Work out how many lines hold "matplotlib". Give the number and nothing else.

* * * * * * * * *

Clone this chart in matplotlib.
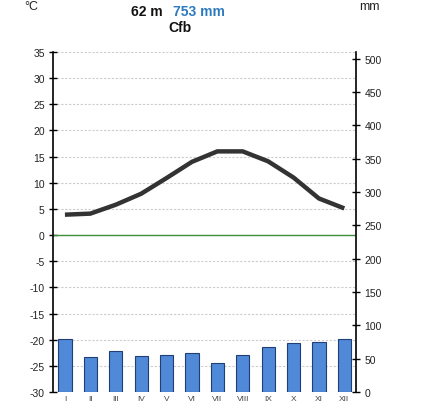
import matplotlib
matplotlib.use("Agg")
import matplotlib.pyplot as plt
import numpy as np

plt.rcParams['font.family'] = ['Liberation Sans', 'DejaVu Sans']

months = ["I", "II", "III", "IV", "V", "VI", "VII", "VIII", "IX", "X", "XI", "XII"]
temperature = [3.9, 4.1, 5.8, 7.9, 10.9, 14.0, 16.0, 16.0, 14.1, 11.0, 7.0, 5.1]
precipitation = [79, 52, 61, 54, 55, 58, 44, 55, 67, 73, 75, 80]
temp_ticks = list(range(-30, 36, 5))
precip_ticks = list(range(0, 501, 50))
elevation_text = "62 m"
total_precip_text = "753 mm"
climate_text = "Cfb"

fig = plt.figure(figsize=(4.22, 4.10), dpi=100)
ax = fig.add_axes([53/422, 17/410, (356-53)/422, (393-53)/410])
ax2 = ax.twinx()

x = np.arange(len(months))

# temperature axis
ax.set_ylim(-30, 35)
ax.set_xlim(-0.47, 11.46)
ax.set_yticks(temp_ticks)
ax.set_yticklabels([str(t) for t in temp_ticks], fontsize=7.5, color='#222222')
ax.grid(axis='y', color='#cccccc', linestyle=(0, (2, 1.5)), linewidth=0.8)
ax.set_axisbelow(True)
ax.axhline(0, color='#3f8f3f', linewidth=1.0, zorder=2)
ax.plot(x, temperature, color='#333333', linewidth=3.2, solid_capstyle='butt',
        solid_joinstyle='round', zorder=5)
ax.set_xticks(x)
ax.set_xticklabels(months, fontsize=6, color='#444444')
ax.tick_params(axis='x', length=0, pad=2)
ax.tick_params(axis='y', direction='inout', length=6, width=1, pad=3)
for s in ['top', 'bottom', 'right']:
    ax.spines[s].set_visible(False)
ax.spines['left'].set_linewidth(1.2)

# precipitation axis
ax2.set_ylim(0, 510)
ax2.bar(x, precipitation, width=0.52, color='#5089d8', edgecolor='#1f3f75', linewidth=0.8, zorder=3)
ax2.set_yticks(precip_ticks)
ax2.set_yticklabels([str(p) for p in precip_ticks], fontsize=7.5, color='#222222')
ax2.tick_params(axis='y', direction='inout', length=6, width=1, pad=3)
for s in ['top', 'bottom', 'left']:
    ax2.spines[s].set_visible(False)
ax2.spines['right'].set_linewidth(1.2)
ax2.set_xlim(-0.47, 11.46)

# header texts
fig.text(31/422, 1 - 7/410, "°C", fontsize=9, ha='center', va='center', color='#222222')
fig.text(369/422, 1 - 7/410, "mm", fontsize=9, ha='center', va='center', color='#222222')
fig.text(163/422, 1 - 12/410, elevation_text, fontsize=10, fontweight='bold',
         ha='right', va='center', color='#111111')
fig.text(173/422, 1 - 12/410, total_precip_text, fontsize=10, fontweight='bold',
         ha='left', va='center', color='#2e7ac0')
fig.text(180/422, 1 - 27.5/410, climate_text, fontsize=10, fontweight='bold',
         ha='center', va='center', color='#111111')

fig.savefig("out.png", dpi=100)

* * * * * * * * *

EXERCISE ANSWER: 4